La jolie comtesse de Buffon

Lisons "pour le plaisir" la motion faite ce 22 octobre par Monsieur Menou devant l’Assemblée, à propos des misères du duc d’Orléans !

Motion de M. de Menou sur le départ du duc d'Orléans

https://www.persee.fr/doc/arcpa_0000-0000_1877_num_9_1_5217_t1_0478_0000_3

M. le baron de Menou fait ensuite une motion sur le départ de monseigneur le duc d'Orléans.

M. le baron de Menou. L'homme vraiment attaché à l'intérêt général doit dire ce qu'il prévoit et ce qu'il craint. Le salut public est la suprême loi. J'ai demandé la parole avant l'ordre du jour pour remplir ce devoir.
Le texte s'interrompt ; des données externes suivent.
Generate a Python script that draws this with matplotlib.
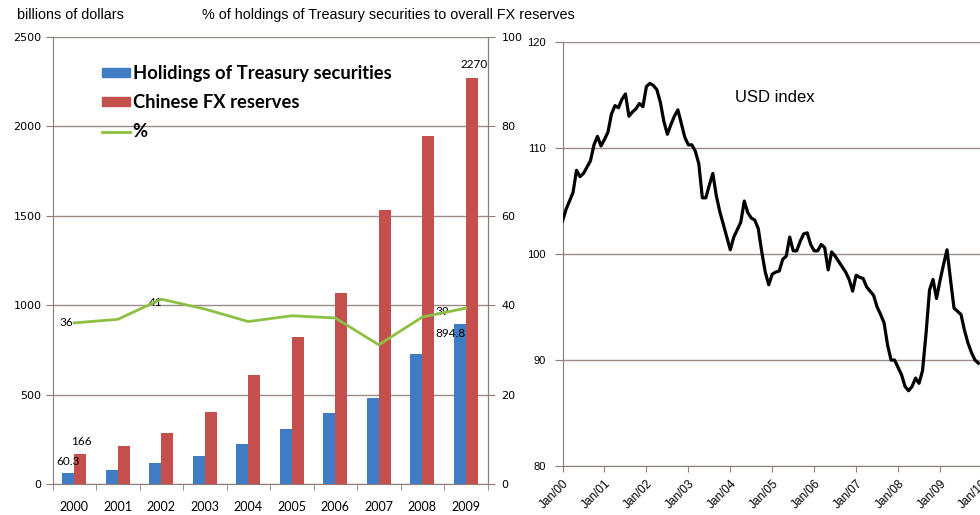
import numpy as np
import matplotlib
matplotlib.use('Agg')
import matplotlib.pyplot as plt
from matplotlib.patches import Patch
from matplotlib.lines import Line2D

# ---------------- data ----------------
years = ['2000', '2001', '2002', '2003', '2004', '2005', '2006', '2007', '2008', '2009']
treasury = [60.3, 78, 118, 159, 223, 310, 397, 478, 727, 894.8]
reserves = [166, 212, 286, 403, 610, 819, 1066, 1528, 1946, 2270]
pct = [36, 36.8, 41.3, 39.1, 36.3, 37.6, 37.1, 31.1, 37.3, 39.3]

# monthly USD index, Jan 2000 - Dec 2009
usd_index = [
    103.1, 104.2, 105.0, 105.8, 107.9, 107.3, 107.6, 108.2, 108.8, 110.3, 111.1, 110.2,
    110.8, 111.5, 113.2, 114.0, 113.8, 114.6, 115.1, 113.0, 113.4, 113.7, 114.2, 113.9,
    115.8, 116.1, 115.9, 115.5, 114.3, 112.5, 111.3, 112.2, 113.0, 113.6, 112.3, 111.0,
    110.3, 110.3, 109.7, 108.5, 105.3, 105.3, 106.5, 107.6, 105.5, 104.0, 102.8, 101.6,
    100.4, 101.6, 102.3, 103.0, 105.0, 103.9, 103.4, 103.2, 102.4, 100.2, 98.3, 97.1,
    98.1, 98.3, 98.4, 99.5, 99.8, 101.6, 100.3, 100.3, 101.2, 101.9, 102.0, 100.9,
    100.3, 100.3, 100.9, 100.6, 98.5, 100.2, 99.8, 99.3, 98.8, 98.3, 97.6, 96.5,
    98.0, 97.8, 97.7, 96.9, 96.5, 96.1, 95.0, 94.3, 93.5, 91.4, 90.0, 90.0,
    89.3, 88.6, 87.5, 87.1, 87.5, 88.3, 87.8, 89.0, 92.5, 96.6, 97.6, 95.8,
    97.5, 99.0, 100.4, 97.6, 94.9, 94.6, 94.3, 92.8, 91.6, 90.7, 90.0, 89.7,
]
usd_ticklabels = ['Jan/00', 'Jan/01', 'Jan/02', 'Jan/03', 'Jan/04', 'Jan/05',
                  'Jan/06', 'Jan/07', 'Jan/08', 'Jan/09', 'Jan/10']

# ---------------- style ----------------
BLUE = '#3f7cc4'
RED = '#c4504e'
GREEN = '#8cc043'
SPINE = '#8c7d77'
GRID = '#9a8c86'
ARIAL = 'Liberation Sans'

fig = plt.figure(figsize=(9.8, 5.15), dpi=100)
fig.patch.set_facecolor('white')

# ---------------- left chart ----------------
ax = fig.add_axes([0.0536, 0.0602, 0.4439, 0.8689])
x = np.arange(len(years))
w = 0.28
ax.bar(x - w / 2, treasury, w, color=BLUE, zorder=3)
ax.bar(x + w / 2, reserves, w, color=RED, zorder=3)
ax.set_xlim(-0.5, len(years) - 0.5)
ax.set_ylim(0, 2500)
ax.set_yticks(np.arange(0, 2501, 500))
ax.grid(axis='y', color=GRID, lw=1.0, zorder=0)
ax.set_axisbelow(True)
ax.set_xticks(x)
ax.set_xticklabels(years, family='Lato', fontsize=9)
ax.set_xticks(np.arange(-0.5, len(years), 1), minor=True)
ax.tick_params(axis='x', which='major', length=0, pad=12)
ax.tick_params(axis='x', which='minor', length=4, color=SPINE, direction='out')
ax.tick_params(axis='y', length=5, color=SPINE, pad=3, labelsize=8)
for lab in ax.get_yticklabels():
    lab.set_family('DejaVu Sans')
for s in ax.spines.values():
    s.set_color(SPINE)
ax.spines['top'].set_visible(False)

ax.annotate('60.3', (x[0] - w / 2, treasury[0]), xytext=(0, 12), textcoords='offset pixels',
            ha='center', va='center', family='Lato', fontsize=8.5, zorder=5)
ax.annotate('166', (x[0] + w / 2, reserves[0]), xytext=(1, 13), textcoords='offset pixels',
            ha='center', va='center', family='Lato', fontsize=8.5, zorder=5)
ax.annotate('2270', (x[9] + w / 2, reserves[9]), xytext=(2, 13), textcoords='offset pixels',
            ha='center', va='center', family='Lato', fontsize=8.5, zorder=5)

ax2 = ax.twinx()
ax2.plot(x, pct, color=GREEN, lw=2, zorder=4)
ax2.set_ylim(0, 100)
ax2.set_yticks(np.arange(0, 101, 20))
ax2.tick_params(axis='y', length=5, color=SPINE, pad=5, labelsize=8)
for s in ax2.spines.values():
    s.set_visible(False)
ax2.spines['right'].set_visible(True)
ax2.spines['right'].set_color(SPINE)

ax2.annotate('36', (x[0], pct[0]), xytext=(-8, 0), textcoords='offset pixels',
             ha='center', va='center', family='Lato', fontsize=8.5)
ax2.annotate('41', (x[2], pct[2]), xytext=(-6, -3), textcoords='offset pixels',
             ha='center', va='center', family='Lato', fontsize=8.5)
ax2.annotate('39', (x[9], pct[9]), xytext=(-23, -3), textcoords='offset pixels',
             ha='center', va='center', family='Lato', fontsize=8.5)
ax2.annotate('894.8', (x[9], pct[9]), xytext=(-15, -25), textcoords='offset pixels',
             ha='center', va='center', family='Lato', fontsize=8.5)

handles = [Patch(color=BLUE), Patch(color=RED), Line2D([], [], color=GREEN, lw=2)]
labels = ['Holidings of Treasury securities', 'Chinese FX reserves', '%']
fig.legend(handles, labels, loc='upper left', bbox_to_anchor=(102 / 980, 1 - 65 / 515),
           frameon=False, prop=dict(family='Lato', weight='bold', size=13.2),
           handlelength=1.55, handleheight=0.4, handletextpad=0.12,
           labelspacing=0.66, borderpad=0, borderaxespad=0)

fig.text(17 / 980, 1 - 15 / 515, 'billions of dollars', family=ARIAL, fontsize=10.4,
         va='center', ha='left')
fig.text(202 / 980, 1 - 15 / 515,
         '% of holdings of Treasury securities to overall FX reserves',
         family=ARIAL, fontsize=10.4, va='center', ha='left')

# ---------------- right chart ----------------
ax3 = fig.add_axes([0.574, 0.0951, 0.428, 0.8233])
months = np.arange(len(usd_index))
ax3.plot(months, usd_index, color='black', lw=2.3, zorder=3)
ax3.set_xlim(0, 120)
ax3.set_ylim(80, 120)
ax3.set_yticks(np.arange(80, 121, 10))
ax3.grid(axis='y', color=GRID, lw=1.0, zorder=0)
ax3.set_axisbelow(True)
ax3.set_xticks(np.arange(0, 121, 12))
ax3.set_xticklabels(usd_ticklabels, rotation=45, ha='right', va='top',
                    rotation_mode='anchor', family=ARIAL, fontsize=8.5)
ax3.tick_params(axis='x', length=4, color=SPINE, pad=4)
ax3.tick_params(axis='y', length=6, color=SPINE, pad=6, labelsize=8)
for lab in ax3.get_yticklabels():
    lab.set_family(ARIAL)
for s in ax3.spines.values():
    s.set_color(SPINE)
ax3.spines['top'].set_visible(False)
ax3.spines['right'].set_visible(False)
ax3.text(0.507, 0.868, 'USD index', transform=ax3.transAxes, ha='center', va='center',
         family=ARIAL, fontsize=12)

fig.savefig('out.png', dpi=100, facecolor='white')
M. le duc d'Orléans est venu, il y a plus de huit jours, demander un passeport pour aller en Angleterre remplir une mission que le Roi lui avait confiée ; mais ce prince, chargé de stipuler pour le bailliage de Crépy et pour la France entière, pouvait-il se soustraire ainsi à ses fonctions ? Depuis son départ, on l'a accusé hautement d'avoir participé à des complots ; on a dit qu'il ne s'était éloigné que pour échapper à la surveillance du ministère public. S'il eût été instruit de ces bruits, il se serait présenté, il se serait justifié ; un député à l'Assemblée nationale, chargé de faire le bien par la confiance, ne doit pas même être soupçonné. Leduc d'Orléans n'est pas seul inculpé : on accuse une partie de l'Assemblée de partager les projets et les intrigues qu'on lui prête, tandis que ces députés, fiers de la pureté de leur conscience, consacrent tous leurs vœux, tout leur temps à la chose publique

Les habitants de Boulogne-sur-Mer ont retenu ce prince ; s'il est encore détenu, vous devez ordonner qu'il soit relâché ; mais n'est-il pas aussi de votre équité de le mettre à même de se justifier ? S'il est innocent, sa justification doit être éclatante ; s'il est coupable, il doit être puni. Votre décision à cet égard ne serait point contradictoire avec le passeport que vous avez accordé. Les bruits injurieux à M. le duc d'Orléans ne se sont répandus qu'après son départ,

 

Et voici la brève discussion qui s’en suivit :

Discussion

Source : https://www.persee.fr/doc/arcpa_0000-0000_1877_num_9_1_5217_t1_0478_0000_4

M. le duc de Liancourt. On ne peut présenter nul motif plausible de rappeler M. le duc d'Orléans. La notoriété publique et la connaissance particulière qui m'a été donnée par ce prince des motifs de son départ, doivent empêcher toutes dispositions à cet égard. M. le duc d'Orléans partait volontairement, chargé d'une mission importante et touché de la confiance que Sa Majesté lui avait témoignée, il n'y a nul lieu à délibérer sur la motion du préopinant.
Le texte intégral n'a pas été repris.